The AMSC offices are located on the third floor of the Mathematics
building.
-
The Concentration
in Applied Mathematics basically contains the old
MAPL program. Through this concentration, the AMSC Program continues
to offer students great flexibility in designing a program that
combines a firm foundation in mathematics with advanced study and
research in an area of application. Mathematics will likely remain
the department with the largest connection to this component of the
Program. Historically, about half of all MAPL Ph.D. graduates had
supervisors in Mathematics. Moreover, the vast majority of the
courses taken by MAPL students were taught by Mathematics Faculty.

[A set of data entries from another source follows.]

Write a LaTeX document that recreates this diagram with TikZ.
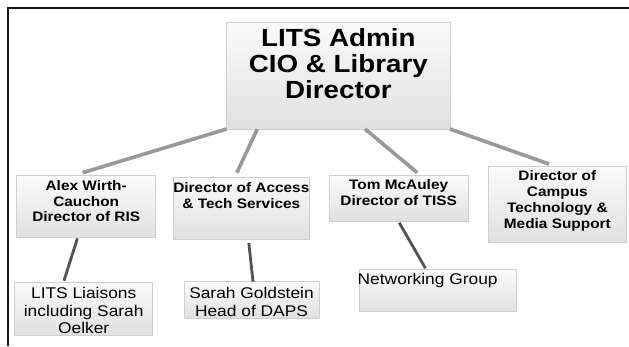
\documentclass[tikz,border=0pt]{standalone}
\usepackage{fontspec}
\setmainfont[FakeStretch=1.12]{Liberation Sans}
% box body: width, height, top padding, lines
\newcommand{\orgbody}[4]{\parbox[c][#2pt][t]{#1pt}{\vspace*{#3pt}\centering #4}}
\begin{document}
\begin{tikzpicture}[x=1pt,y=-1pt,
  orgbox/.style={draw=black!19, line width=0.8pt, top color=black!2,
    bottom color=black!12, inner sep=0pt, outer sep=0pt, anchor=north west},
  headtext/.style={font=\fontsize{24.8}{25.8}\selectfont\bfseries},
  midtext/.style={font=\fontsize{13.75}{15.8}\selectfont\bfseries},
  lowtext/.style={font=\fontsize{15.5}{17.2}\selectfont},
  upline/.style={draw=black!40, line width=3.6pt},
  downline/.style={draw=black!68, line width=2.8pt}]

% page and frame
\useasboundingbox[fill=white] (0,0) rectangle (629,346);
\draw[black!92, line width=2.2pt] (7.8,346) -- (7.8,7.8) -- (629,7.8);

% head
\node[orgbox, headtext] (head) at (226.7,22.3)
  {\orgbody{223.3}{106.7}{6.6}{LITS Admin\\CIO \& Library\\Director}};

% directors
\node[orgbox, midtext] (ris) at (16.7,175.7)
  {\orgbody{139}{61.6}{4.6}{Alex Wirth-\\Cauchon\\Director of RIS}};
\node[orgbox, midtext] (access) at (173.7,177)
  {\orgbody{135.3}{62}{5.3}{\makebox[\linewidth]{Director of Access}\\\& Tech Services}};
\node[orgbox, midtext] (tiss) at (329.3,175.7)
  {\orgbody{138.7}{46}{4.3}{Tom McAuley\\Director of TISS}};
\node[orgbox, midtext] (campus) at (488,166.7)
  {\orgbody{138.7}{75.6}{4.3}{Director of\\Campus\\Technology \&\\Media Support}};

% groups
\node[orgbox, lowtext] (liaisons) at (14.7,282)
  {\orgbody{138}{53.7}{5.6}{LITS Liaisons\\including Sarah\\Oelker}};
\node[orgbox, lowtext] (daps) at (184,281.7)
  {\orgbody{135}{36.3}{5.9}{Sarah Goldstein\\Head of DAPS}};
\node[orgbox, lowtext] (network) at (359,269.3)
  {\parbox[c][42.4pt][t]{157.7pt}{\vspace*{3.9pt}\raggedright\hspace*{-1.3pt}Networking Group}};

% reporting lines
\draw[upline] (head.south west) -- ([shift={(-3.5,-3)}]ris.north);
\draw[upline] ([xshift=30.6pt]head.south west) -- ([shift={(-4.5,-4.3)}]access.north);
\draw[upline] ([xshift=138.3pt]head.south west) -- ([shift={(18.6,-3)}]tiss.north);
\draw[upline] (head.south east) -- ([shift={(-8.3,-2.7)}]campus.north);

\draw[downline] ([shift={(-8.8,1)}]ris.south) -- ([shift={(-19.7,-1.3)}]liaisons.north);
\draw[downline] ([shift={(7.5,4)}]access.south) -- ([shift={(1.5,0)}]daps.north);
\draw[downline] ([shift={(0.6,1)}]tiss.south) -- ([shift={(-12.4,-1)}]network.north);
\end{tikzpicture}
\end{document}
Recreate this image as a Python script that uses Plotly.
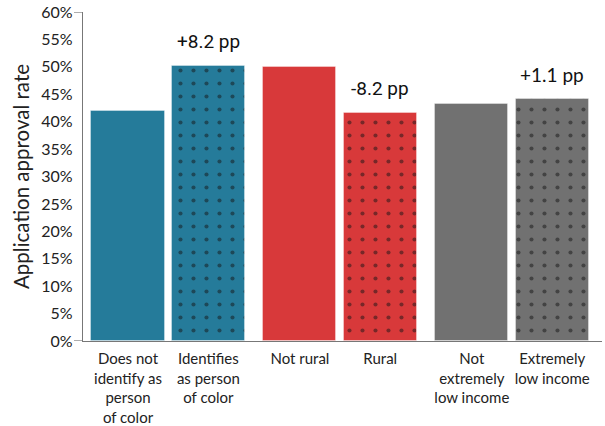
import plotly.graph_objects as go

categories = ["Does not<br>identify as<br>person<br>of color", "Identifies<br>as person<br>of color",
              "Not rural", "Rural",
              "Not<br>extremely<br>low income", "Extremely<br>low income"]
positions = [0, 1, 2.14, 3.14, 4.28, 5.28]
rates = [42.0, 50.2, 49.9, 41.5, 43.3, 44.2]
colors = ["#257b9a", "#257b9a", "#d8393a", "#d8393a", "#717171", "#717171"]
patterned = [False, True, False, True, False, True]
diff_labels = ["+8.2 pp", "-8.2 pp", "+1.1 pp"]
diff_fonts = ["Roboto", "Roboto", "Lato"]
y_ticks = list(range(0, 61, 5))

fig = go.Figure()
for i in range(len(rates)):
    pat = dict(shape=".", fgcolor="#151515", size=13, solidity=0.08, fillmode="overlay") if patterned[i] else dict(shape="")
    fig.add_trace(go.Bar(
        x=[positions[i]], y=[rates[i]], width=0.91,
        marker=dict(color=colors[i], line=dict(color="rgba(255,255,255,0.35)", width=1), pattern=pat),
        showlegend=False, hoverinfo="skip"))

for k in range(3):
    i = 2 * k + 1
    fig.add_annotation(x=positions[i], y=rates[i], text=diff_labels[k], showarrow=False,
                       yanchor="bottom", yshift=11,
                       font=dict(family=diff_fonts[k], size=19, color="#111"))

# end ticks on y axis
for v in [0, 60]:
    fig.add_shape(type="line", xref="paper", yref="y", xsizemode="pixel", xanchor=0,
                  x0=-9, x1=0, y0=v, y1=v, line=dict(color="#777", width=1.2))

fig.update_layout(
    width=605, height=426,
    margin=dict(l=83, r=3, t=12, b=85),
    paper_bgcolor="white", plot_bgcolor="white",
    font=dict(family="Lato", size=16, color="#222"),
    bargap=0,
    xaxis=dict(range=[-0.56, 5.90], tickvals=positions, ticktext=categories,
               showline=True, linecolor="#777", linewidth=1.2, ticks="", tickangle=0,
               automargin=False,
               showgrid=False, zeroline=False, ticklabelstandoff=4,
               tickfont=dict(size=15, color="#222")),
    yaxis=dict(range=[0, 60], tickvals=y_ticks, ticktext=[f"{v}%" for v in y_ticks],
               showline=True, linecolor="#777", linewidth=1.2, ticks="",
               automargin=False,
               showgrid=False, zeroline=False, ticklabelstandoff=6,
               tickfont=dict(size=16, color="#222"),
               title=dict(text="Application approval rate", font=dict(size=20.5, color="#222"), standoff=6)),
)

fig.write_html("out.html")
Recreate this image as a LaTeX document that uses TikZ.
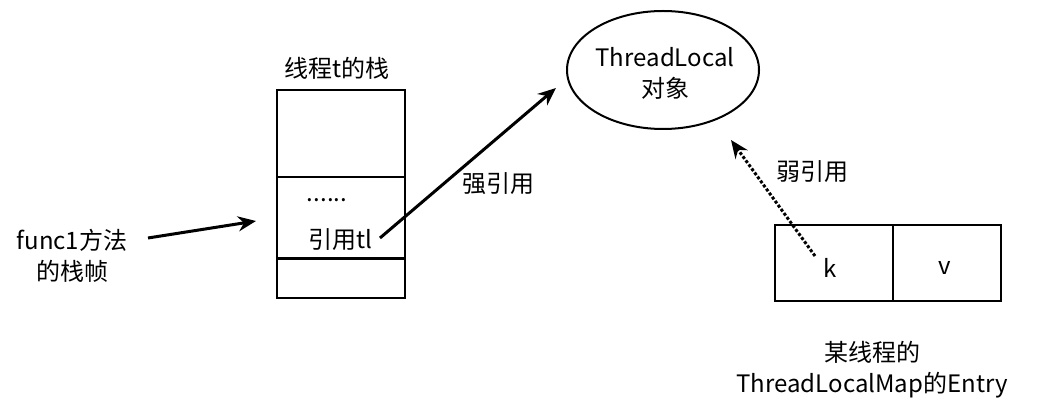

These patterns are expected to continue for Applied Mathematics
students.
-
The Concentration
in Scientific Computation is new. It emphasizes
computation and its use in the physical sciences, life sciences,
engineering, business, and social science. Students will receive
training in the use of computational techniques and associated
information technology with correspondingly less emphasis on
mathematical analysis in comparision to the Concentration in Applied
Mathematics. Every Scientific Computation student is required to
apply the training in computation to a problem in a specific
scientific discipline. Through CSCAMM these students will be supplied
personal laptops and have access to state-of-the-art computational,
visualization and networking facilities. Many of courses taken by
these students will also be taught by Mathematics Faculty. It is
hoped that this new concentration will enlarge the student base for
the Program.
-
The main objective of the Program remains to promote training in
interdisciplinary research. The Program is a unit of
CMPS with close
ties to both Mathematics and CSCAMM. There are fourteen participating
departments and institutes on the College Park campus. The Program
hopes to pay academic dividends to each of these units. In addition,
there are links to various area research institutes:
NASA Goddard
Space Flight Center, National Institutes of
Health, National Institute
of Standards and Technology, Naval
Research Laboratory, National
Oceanic and Atmospheric Administration. These links should lead to
greater resources and opportunities for students. For example, NASA
Goddard has already agreed to sponsor four fellowships through CSCAMM
that will be phased in over the next four years.